▸ Work required
Repeat the material verbatim and drop the pictures.

****************************************

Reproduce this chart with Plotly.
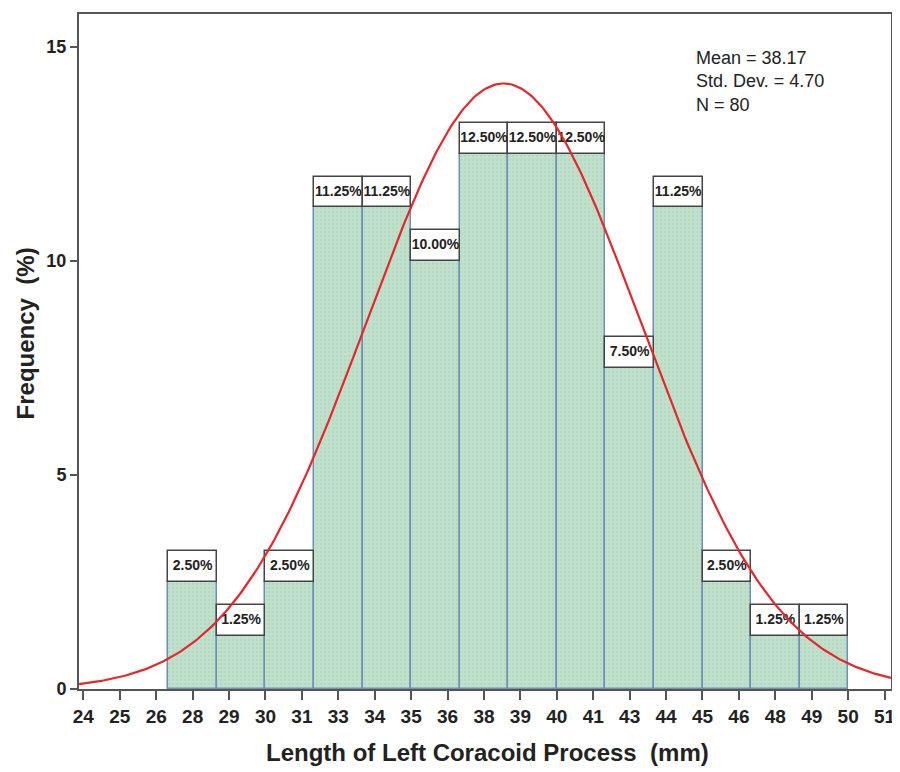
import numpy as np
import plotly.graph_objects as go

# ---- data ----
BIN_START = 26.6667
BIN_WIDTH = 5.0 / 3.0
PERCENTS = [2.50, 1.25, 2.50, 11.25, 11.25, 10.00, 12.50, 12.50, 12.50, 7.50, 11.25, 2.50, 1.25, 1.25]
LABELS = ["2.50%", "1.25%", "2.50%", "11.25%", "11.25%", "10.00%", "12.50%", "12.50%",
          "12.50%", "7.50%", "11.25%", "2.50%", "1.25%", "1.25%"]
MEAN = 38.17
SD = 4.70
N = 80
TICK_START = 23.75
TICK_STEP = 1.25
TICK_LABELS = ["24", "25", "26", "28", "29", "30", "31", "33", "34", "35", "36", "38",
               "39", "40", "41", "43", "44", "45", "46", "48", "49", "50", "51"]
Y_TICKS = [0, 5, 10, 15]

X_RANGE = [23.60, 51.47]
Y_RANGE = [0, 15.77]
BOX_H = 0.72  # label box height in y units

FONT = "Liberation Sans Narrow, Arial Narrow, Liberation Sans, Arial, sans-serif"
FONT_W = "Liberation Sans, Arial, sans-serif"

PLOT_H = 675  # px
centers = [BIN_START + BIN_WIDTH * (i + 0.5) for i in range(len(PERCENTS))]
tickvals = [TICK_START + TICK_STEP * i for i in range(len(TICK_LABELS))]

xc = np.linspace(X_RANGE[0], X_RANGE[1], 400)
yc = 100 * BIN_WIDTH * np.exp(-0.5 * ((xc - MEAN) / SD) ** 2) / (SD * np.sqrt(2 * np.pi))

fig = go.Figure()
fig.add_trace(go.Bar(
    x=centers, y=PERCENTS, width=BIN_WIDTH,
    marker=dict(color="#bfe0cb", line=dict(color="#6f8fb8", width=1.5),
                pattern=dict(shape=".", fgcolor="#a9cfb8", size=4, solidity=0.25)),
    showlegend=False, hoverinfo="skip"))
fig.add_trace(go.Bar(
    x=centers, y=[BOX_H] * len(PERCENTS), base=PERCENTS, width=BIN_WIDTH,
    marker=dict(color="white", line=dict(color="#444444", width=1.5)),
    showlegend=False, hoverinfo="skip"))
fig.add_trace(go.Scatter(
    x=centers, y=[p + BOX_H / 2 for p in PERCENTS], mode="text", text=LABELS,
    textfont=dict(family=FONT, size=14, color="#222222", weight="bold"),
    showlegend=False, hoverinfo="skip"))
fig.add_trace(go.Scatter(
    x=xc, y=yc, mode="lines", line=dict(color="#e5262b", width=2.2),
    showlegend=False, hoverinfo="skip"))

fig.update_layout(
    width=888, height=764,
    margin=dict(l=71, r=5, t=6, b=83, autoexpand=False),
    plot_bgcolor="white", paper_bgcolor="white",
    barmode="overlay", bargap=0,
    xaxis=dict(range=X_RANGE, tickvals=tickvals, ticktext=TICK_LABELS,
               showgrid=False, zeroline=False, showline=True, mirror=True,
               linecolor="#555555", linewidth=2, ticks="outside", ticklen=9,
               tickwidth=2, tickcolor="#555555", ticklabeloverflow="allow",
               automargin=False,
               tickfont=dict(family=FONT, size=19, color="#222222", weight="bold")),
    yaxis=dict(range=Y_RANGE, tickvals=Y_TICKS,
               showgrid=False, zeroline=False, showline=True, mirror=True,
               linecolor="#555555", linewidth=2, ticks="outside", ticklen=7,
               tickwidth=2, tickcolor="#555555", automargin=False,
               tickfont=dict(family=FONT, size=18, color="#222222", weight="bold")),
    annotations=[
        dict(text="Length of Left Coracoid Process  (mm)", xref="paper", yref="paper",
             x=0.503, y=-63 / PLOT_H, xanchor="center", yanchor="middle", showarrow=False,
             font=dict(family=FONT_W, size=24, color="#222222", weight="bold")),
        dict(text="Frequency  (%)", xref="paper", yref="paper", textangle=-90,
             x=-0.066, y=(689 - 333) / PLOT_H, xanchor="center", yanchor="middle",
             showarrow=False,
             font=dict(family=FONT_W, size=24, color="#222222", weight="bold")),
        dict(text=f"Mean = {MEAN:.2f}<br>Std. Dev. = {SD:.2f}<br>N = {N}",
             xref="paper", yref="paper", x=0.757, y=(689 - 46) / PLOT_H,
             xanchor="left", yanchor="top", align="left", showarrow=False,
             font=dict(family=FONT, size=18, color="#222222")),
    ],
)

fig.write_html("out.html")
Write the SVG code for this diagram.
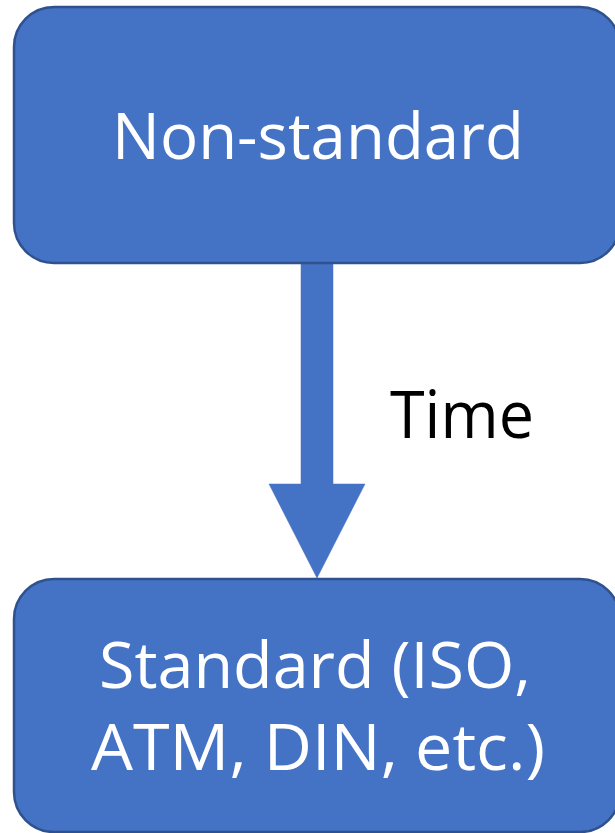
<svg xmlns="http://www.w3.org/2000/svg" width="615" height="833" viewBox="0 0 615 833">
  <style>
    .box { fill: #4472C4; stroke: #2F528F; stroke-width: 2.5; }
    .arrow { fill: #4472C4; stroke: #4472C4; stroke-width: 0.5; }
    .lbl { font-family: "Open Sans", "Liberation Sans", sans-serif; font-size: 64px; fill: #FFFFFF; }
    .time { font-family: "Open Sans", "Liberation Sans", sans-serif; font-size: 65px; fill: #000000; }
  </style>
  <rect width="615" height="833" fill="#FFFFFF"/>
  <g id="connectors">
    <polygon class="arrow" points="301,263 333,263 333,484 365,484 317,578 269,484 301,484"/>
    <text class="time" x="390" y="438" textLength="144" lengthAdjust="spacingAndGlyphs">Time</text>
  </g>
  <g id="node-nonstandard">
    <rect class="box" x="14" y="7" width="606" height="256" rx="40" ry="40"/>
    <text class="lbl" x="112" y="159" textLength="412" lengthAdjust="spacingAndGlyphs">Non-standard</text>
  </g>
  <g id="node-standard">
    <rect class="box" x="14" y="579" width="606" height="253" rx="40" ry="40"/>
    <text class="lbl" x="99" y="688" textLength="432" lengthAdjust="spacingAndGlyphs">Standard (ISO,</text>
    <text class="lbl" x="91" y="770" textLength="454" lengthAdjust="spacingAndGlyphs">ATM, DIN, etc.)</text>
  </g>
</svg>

****************************************

▸ Exercise response
Reproduce this chart with Plotly.
import numpy as np
import plotly.graph_objects as go

# ---- data ----
BIN_START = 26.6667
BIN_WIDTH = 5.0 / 3.0
PERCENTS = [2.50, 1.25, 2.50, 11.25, 11.25, 10.00, 12.50, 12.50, 12.50, 7.50, 11.25, 2.50, 1.25, 1.25]
LABELS = ["2.50%", "1.25%", "2.50%", "11.25%", "11.25%", "10.00%", "12.50%", "12.50%",
          "12.50%", "7.50%", "11.25%", "2.50%", "1.25%", "1.25%"]
MEAN = 38.17
SD = 4.70
N = 80
TICK_START = 23.75
TICK_STEP = 1.25
TICK_LABELS = ["24", "25", "26", "28", "29", "30", "31", "33", "34", "35", "36", "38",
               "39", "40", "41", "43", "44", "45", "46", "48", "49", "50", "51"]
Y_TICKS = [0, 5, 10, 15]

X_RANGE = [23.60, 51.47]
Y_RANGE = [0, 15.77]
BOX_H = 0.72  # label box height in y units

FONT = "Liberation Sans Narrow, Arial Narrow, Liberation Sans, Arial, sans-serif"
FONT_W = "Liberation Sans, Arial, sans-serif"

PLOT_H = 675  # px
centers = [BIN_START + BIN_WIDTH * (i + 0.5) for i in range(len(PERCENTS))]
tickvals = [TICK_START + TICK_STEP * i for i in range(len(TICK_LABELS))]

xc = np.linspace(X_RANGE[0], X_RANGE[1], 400)
yc = 100 * BIN_WIDTH * np.exp(-0.5 * ((xc - MEAN) / SD) ** 2) / (SD * np.sqrt(2 * np.pi))

fig = go.Figure()
fig.add_trace(go.Bar(
    x=centers, y=PERCENTS, width=BIN_WIDTH,
    marker=dict(color="#bfe0cb", line=dict(color="#6f8fb8", width=1.5),
                pattern=dict(shape=".", fgcolor="#a9cfb8", size=4, solidity=0.25)),
    showlegend=False, hoverinfo="skip"))
fig.add_trace(go.Bar(
    x=centers, y=[BOX_H] * len(PERCENTS), base=PERCENTS, width=BIN_WIDTH,
    marker=dict(color="white", line=dict(color="#444444", width=1.5)),
    showlegend=False, hoverinfo="skip"))
fig.add_trace(go.Scatter(
    x=centers, y=[p + BOX_H / 2 for p in PERCENTS], mode="text", text=LABELS,
    textfont=dict(family=FONT, size=14, color="#222222", weight="bold"),
    showlegend=False, hoverinfo="skip"))
fig.add_trace(go.Scatter(
    x=xc, y=yc, mode="lines", line=dict(color="#e5262b", width=2.2),
    showlegend=False, hoverinfo="skip"))

fig.update_layout(
    width=888, height=764,
    margin=dict(l=71, r=5, t=6, b=83, autoexpand=False),
    plot_bgcolor="white", paper_bgcolor="white",
    barmode="overlay", bargap=0,
    xaxis=dict(range=X_RANGE, tickvals=tickvals, ticktext=TICK_LABELS,
               showgrid=False, zeroline=False, showline=True, mirror=True,
               linecolor="#555555", linewidth=2, ticks="outside", ticklen=9,
               tickwidth=2, tickcolor="#555555", ticklabeloverflow="allow",
               automargin=False,
               tickfont=dict(family=FONT, size=19, color="#222222", weight="bold")),
    yaxis=dict(range=Y_RANGE, tickvals=Y_TICKS,
               showgrid=False, zeroline=False, showline=True, mirror=True,
               linecolor="#555555", linewidth=2, ticks="outside", ticklen=7,
               tickwidth=2, tickcolor="#555555", automargin=False,
               tickfont=dict(family=FONT, size=18, color="#222222", weight="bold")),
    annotations=[
        dict(text="Length of Left Coracoid Process  (mm)", xref="paper", yref="paper",
             x=0.503, y=-63 / PLOT_H, xanchor="center", yanchor="middle", showarrow=False,
             font=dict(family=FONT_W, size=24, color="#222222", weight="bold")),
        dict(text="Frequency  (%)", xref="paper", yref="paper", textangle=-90,
             x=-0.066, y=(689 - 333) / PLOT_H, xanchor="center", yanchor="middle",
             showarrow=False,
             font=dict(family=FONT_W, size=24, color="#222222", weight="bold")),
        dict(text=f"Mean = {MEAN:.2f}<br>Std. Dev. = {SD:.2f}<br>N = {N}",
             xref="paper", yref="paper", x=0.757, y=(689 - 46) / PLOT_H,
             xanchor="left", yanchor="top", align="left", showarrow=False,
             font=dict(family=FONT, size=18, color="#222222")),
    ],
)

fig.write_html("out.html")
Write the SVG code for this diagram.
<svg xmlns="http://www.w3.org/2000/svg" width="615" height="833" viewBox="0 0 615 833">
  <style>
    .box { fill: #4472C4; stroke: #2F528F; stroke-width: 2.5; }
    .arrow { fill: #4472C4; stroke: #4472C4; stroke-width: 0.5; }
    .lbl { font-family: "Open Sans", "Liberation Sans", sans-serif; font-size: 64px; fill: #FFFFFF; }
    .time { font-family: "Open Sans", "Liberation Sans", sans-serif; font-size: 65px; fill: #000000; }
  </style>
  <rect width="615" height="833" fill="#FFFFFF"/>
  <g id="connectors">
    <polygon class="arrow" points="301,263 333,263 333,484 365,484 317,578 269,484 301,484"/>
    <text class="time" x="390" y="438" textLength="144" lengthAdjust="spacingAndGlyphs">Time</text>
  </g>
  <g id="node-nonstandard">
    <rect class="box" x="14" y="7" width="606" height="256" rx="40" ry="40"/>
    <text class="lbl" x="112" y="159" textLength="412" lengthAdjust="spacingAndGlyphs">Non-standard</text>
  </g>
  <g id="node-standard">
    <rect class="box" x="14" y="579" width="606" height="253" rx="40" ry="40"/>
    <text class="lbl" x="99" y="688" textLength="432" lengthAdjust="spacingAndGlyphs">Standard (ISO,</text>
    <text class="lbl" x="91" y="770" textLength="454" lengthAdjust="spacingAndGlyphs">ATM, DIN, etc.)</text>
  </g>
</svg>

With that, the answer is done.